Please note that the winners number is not  the total amount of different golfers who won over the time span.  It is simply the combined total of winners from each individual season.

So, if Tiger Woods won an event in each season, he counts each season as a separate winner. Wow.

Thing is… there's no evidence whatsoever to support your idea, @Jack Watson. Jack Nicklaus knows it.

18 minutes ago, Jack Watson said:

I am not going on a simplistic assumption that the relationship of going forward in time and field strength are a 1-1 relationship.

It's not an assumption.

18 minutes ago, Jack Watson said:

Its already been pointed out about agronomy and equipment and if one were to assume the older equipment was harder to use,  I think that begins to poke holes in @klineka s argument and also is a testament to skill of older gen players.

And I told him that using the scoring average is a non-starter of an argument, too. It is. Too tough to tell what contributes to what.

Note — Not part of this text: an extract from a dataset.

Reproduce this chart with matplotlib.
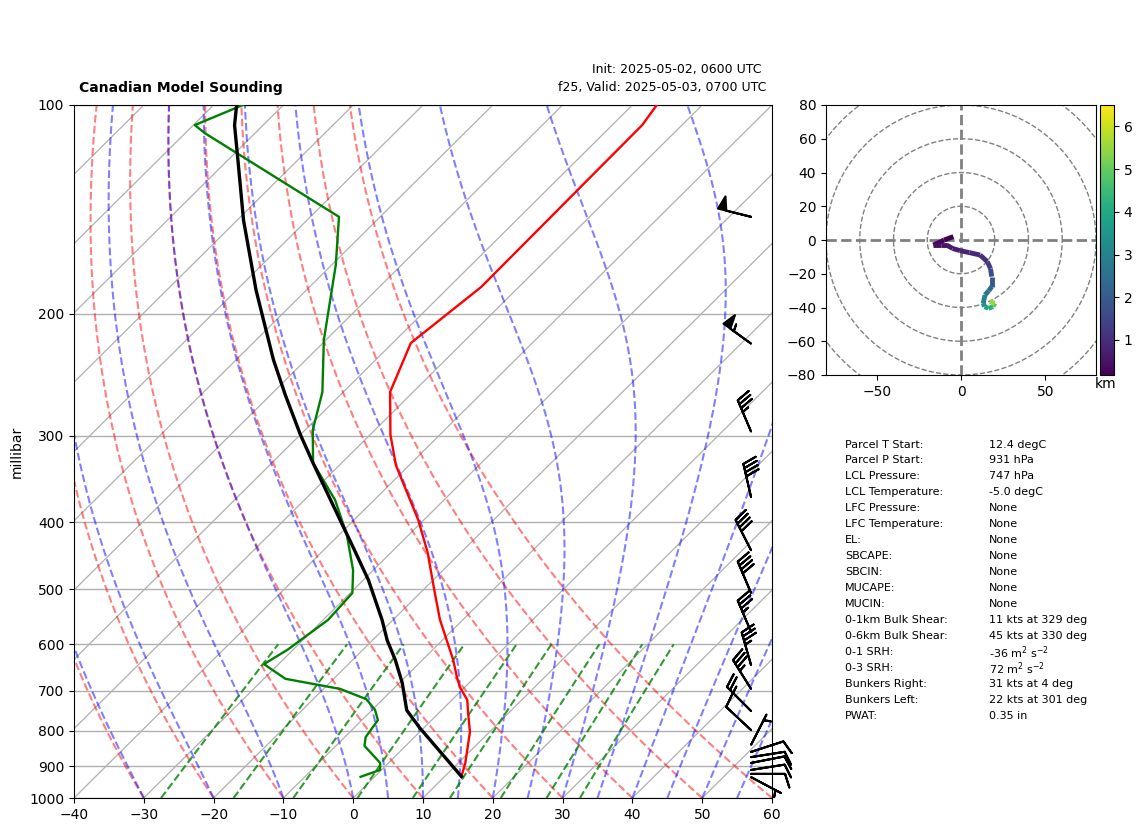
import numpy as np
import matplotlib
matplotlib.use('Agg')
import matplotlib.pyplot as plt
from matplotlib.collections import LineCollection

# sounding
p_temp = [931, 890, 803, 754, 722, 692, 669, 632, 553, 501, 442, 397, 331, 299, 259.5, 220.5, 183, 106.9, 100]
temp = [12.4, 11.0, 7.2, 4.2, 2.2, -0.7, -2.6, -5.6, -13.3, -18.4, -24.8, -30.8, -41.9, -47.1, -53.3, -57.4, -55.4, -55.7, -56.5]

p_dew = [932, 911, 890, 841, 817, 772, 746, 720, 696, 673, 641, 611, 553, 506, 469, 417, 371.5, 328.5, 294.4, 259.5, 218.3, 170.2, 145, 109.8, 106.9, 100]
dewp = [-2.0, -0.2, -1.2, -5.9, -7.0, -7.7, -9.6, -12.4, -17.6, -26.9, -32.1, -30.8, -29.3, -29.7, -32.9, -38.9, -45.6, -54.1, -58.9, -63.0, -70.3, -79.4, -85.9, -117.2, -119.8, -115.8]

p_parcel = [931, 792, 747, 682, 632, 592, 553, 484.5, 436, 397, 328.5, 299, 262, 233, 185, 146.6, 120, 106.9, 100]
t_parcel = [12.4, -0.6, -5.0, -9.6, -13.9, -17.9, -21.6, -29.3, -36.0, -42.0, -54.1, -60.0, -67.9, -74.7, -87.2, -99.1, -108.6, -114.1, -116.7]

# wind barbs
p_wind = [145, 221, 296, 368, 439, 506, 576, 643, 696, 749, 798, 838, 858, 873, 890, 911, 923, 933]
wdir = [284, 306, 337, 347, 333, 337, 337, 344, 328, 315, 313, 27, 72, 81, 79, 81, 90, 118]
wspd = [50, 55, 35, 40, 40, 40, 35, 35, 35, 25, 10, 5, 10, 10, 10, 10, 10, 5]

# hodograph
hodo_u = [-4.5, -10, -16.4, -12, -8.5, -5, -0.6, 5, 11.3, 15.6, 17.5, 18.2, 18.2, 16.5, 14.2, 13.2, 14, 16.2, 19, 20, 17]
hodo_v = [2, 0, -3, -3, -3, -5, -6.3, -7.5, -8.9, -12.8, -17, -21.7, -27.7, -30, -32.6, -37.5, -39.5, -40.5, -39.5, -37.5, -36.6]
hodo_z = [0.2, 0.3, 0.4, 0.5, 0.6, 0.7, 0.8, 0.9, 1.0, 1.3, 1.6, 1.9, 2.3, 2.7, 3.0, 3.4, 3.8, 4.2, 4.8, 5.5, 6.5]
hodo_rings = [20, 40, 60, 80, 100]

# background lines
dry_t0 = [-30, -20, -10, 0, 10, 20, 30, 40, 50, 60]
moist_t0 = [-40, -30, -20, -10, 0, 5, 10, 15, 20, 25, 30, 35, 40, 45, 50, 55]
mix_ratio = [0.0004, 0.001, 0.002, 0.004, 0.007, 0.01, 0.016, 0.024, 0.032]
isotherms = list(range(-140, 70, 10))
x_ticks = [-40, -30, -20, -10, 0, 10, 20, 30, 40, 50, 60]
p_ticks = [100, 200, 300, 400, 500, 600, 700, 800, 900, 1000]

info_labels = ['Parcel T Start:', 'Parcel P Start:', 'LCL Pressure:', 'LCL Temperature:', 'LFC Pressure:',
               'LFC Temperature:', 'EL:', 'SBCAPE:', 'SBCIN:', 'MUCAPE:', 'MUCIN:', '0-1km Bulk Shear:',
               '0-6km Bulk Shear:', '0-1 SRH:', '0-3 SRH:', 'Bunkers Right:', 'Bunkers Left:', 'PWAT:']
info_values = ['12.4 degC', '931 hPa', '747 hPa', '-5.0 degC', 'None', 'None', 'None', 'None', 'None', 'None', 'None',
               '11 kts at 329 deg', '45 kts at 330 deg', r'-36 m$^{2}$ s$^{-2}$', r'72 m$^{2}$ s$^{-2}$',
               '31 kts at 4 deg', '22 kts at 301 deg', '0.35 in']

W, H = 1142, 832
SKEW = 100  # deg C per decade of pressure


def box(x0, y0, x1, y1):
    # pixel box to figure fraction
    return [x0 / W, 1 - y1 / H, (x1 - x0) / W, (y1 - y0) / H]


def skew(t, p):
    return np.asarray(t, dtype=float) + SKEW * np.log10(1000 / np.asarray(p, dtype=float))


def sat_mix(t_k, p):
    es = 6.112 * np.exp(17.67 * (t_k - 273.15) / (t_k - 29.65))
    return 0.622 * es / (p - es)


def moist_curve(t0, p_levels):
    # stepping the moist lapse rate upward from 1000 hPa
    out = [t0 + 273.15]
    for i in range(1, len(p_levels)):
        t_k = out[-1]
        rs = sat_mix(t_k, p_levels[i - 1])
        lv = 2.501e6
        gam = (287.05 * t_k + lv * rs) / (1005.7 + lv ** 2 * rs * 0.622 / (287.05 * t_k ** 2))
        out.append(t_k + gam * np.log(p_levels[i] / p_levels[i - 1]))
    return np.array(out) - 273.15


fig = plt.figure(figsize=(W / 100, H / 100), dpi=100)
ax = fig.add_axes(box(74, 105, 772, 798))

levels = np.geomspace(1000, 100, 400)
for t in isotherms:
    ax.plot(skew(np.full(2, t), [1000, 100]), [1000, 100], color='#b0b0b0', lw=0.9, zorder=1)
for t0 in dry_t0:
    ax.plot(skew((t0 + 273.15) * (levels / 1000) ** 0.2854 - 273.15, levels), levels,
            color='r', ls='--', lw=1.5, alpha=0.5, zorder=2)
for t0 in moist_t0:
    ax.plot(skew(moist_curve(t0, levels), levels), levels, color='b', ls='--', lw=1.5, alpha=0.5, zorder=2)
mix_levels = np.geomspace(1000, 600, 50)
for w in mix_ratio:
    e = mix_levels * w / (0.622 + w)
    td = 243.5 * np.log(e / 6.112) / (17.67 - np.log(e / 6.112))
    ax.plot(skew(td, mix_levels), mix_levels, color='g', ls='--', lw=1.5, alpha=0.8, zorder=2)

ax.plot(skew(temp, p_temp), p_temp, color='r', lw=1.7, zorder=5)
ax.plot(skew(dewp, p_dew), p_dew, color='g', lw=1.7, zorder=5)
ax.plot(skew(t_parcel, p_parcel), p_parcel, color='k', lw=2.4, zorder=6)

rad = np.deg2rad(wdir)
u = -np.array(wspd) * np.sin(rad)
v = -np.array(wspd) * np.cos(rad)
ax.barbs(np.full(len(p_wind), 0.97), p_wind, u, v, transform=ax.get_yaxis_transform(), length=7, linewidth=1.5,
         color='k', clip_on=False, zorder=7)

ax.set_yscale('log')
ax.set_ylim(1000, 100)
ax.set_xlim(-40, 60)
ax.set_xticks(x_ticks)
ax.set_yticks(p_ticks)
ax.set_yticklabels([str(p) for p in p_ticks])
ax.minorticks_off()
ax.yaxis.grid(True, color='#b0b0b0', lw=1, zorder=1)
ax.set_axisbelow(True)
ax.tick_params(labelsize=10)
ax.set_ylabel('millibar', fontsize=10)
ax.yaxis.set_label_coords(-0.072, 0.5)
fig.text(79 / W, 1 - 88 / H, 'Canadian Model Sounding', fontsize=10, fontweight='bold', va='center')
fig.text(766 / W, 1 - 88 / H, 'f25, Valid: 2025-05-03, 0700 UTC', fontsize=9, ha='right', va='center')
fig.text(762 / W, 1 - 70 / H, 'Init: 2025-05-02, 0600 UTC', fontsize=9, ha='right', va='center')

# hodograph
hax = fig.add_axes(box(826, 105, 1096, 375))
th = np.linspace(0, 2 * np.pi, 300)
for r in hodo_rings:
    hax.plot(r * np.cos(th), r * np.sin(th), color='gray', ls='--', lw=1)
hax.axhline(0, color='gray', ls='--', lw=2)
hax.axvline(0, color='gray', ls='--', lw=2)
pts = np.column_stack([hodo_u, hodo_v]).reshape(-1, 1, 2)
segs = np.concatenate([pts[:-1], pts[1:]], axis=1)
lc = LineCollection(segs, cmap='viridis', norm=plt.Normalize(0.18, 6.5), lw=3.5, zorder=4)
lc.set_array(np.array(hodo_z[:-1]))
hax.add_collection(lc)
hax.set_xlim(-80, 80)
hax.set_ylim(-80, 80)
hax.set_xticks([-50, 0, 50])
hax.set_yticks(range(-80, 81, 20))
hax.tick_params(labelsize=10)

cax = fig.add_axes(box(1100, 105, 1114, 375))
cb = fig.colorbar(lc, cax=cax, ticks=[1, 2, 3, 4, 5, 6])
cb.ax.tick_params(labelsize=10)
fig.text(1106 / W, 1 - 384 / H, 'km', fontsize=10, ha='center', va='center')

for i in range(len(info_labels)):
    y = 1 - (444.5 + i * 15.98) / H
    fig.text(845 / W, y, info_labels[i], fontsize=8, va='center')
    fig.text(989 / W, y, info_values[i], fontsize=8, va='center')

fig.savefig('out.png', dpi=100)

18 minutes ago, Jack Watson said:

Golf is nothing like other sports,  @iacas

Bullshit.


You're deluding yourself. You're conning yourself. You're telling yourself that the "top" competitors are all that matter, because they're the only ones capable of winning. Yet… the number of people capable of winning on the modern PGA Tour extends beyond 100.

Again, in Jack Nicklaus's own words, from 1996:

"The golfers in the middle of the pack today have had to become as good as the players at the top were when I started out thirty and more years ago, while those in the top have become the equals of superstars of my generation." -- Jack Nicklaus, 1996

So the whole heap of golfers in the "middle" have become "as good as the players at the top were when I started out" and "those in the top have become the equals of superstars of my generation." Not just stars, either, superstars.

And the whole middle - some 80+ golfers - are the equivalent of those "at the top" when Jack played.

If you want to concern yourself with the "top" only, then in modern golf you're going past the superstars (20 or so) and including the 80+ players after that.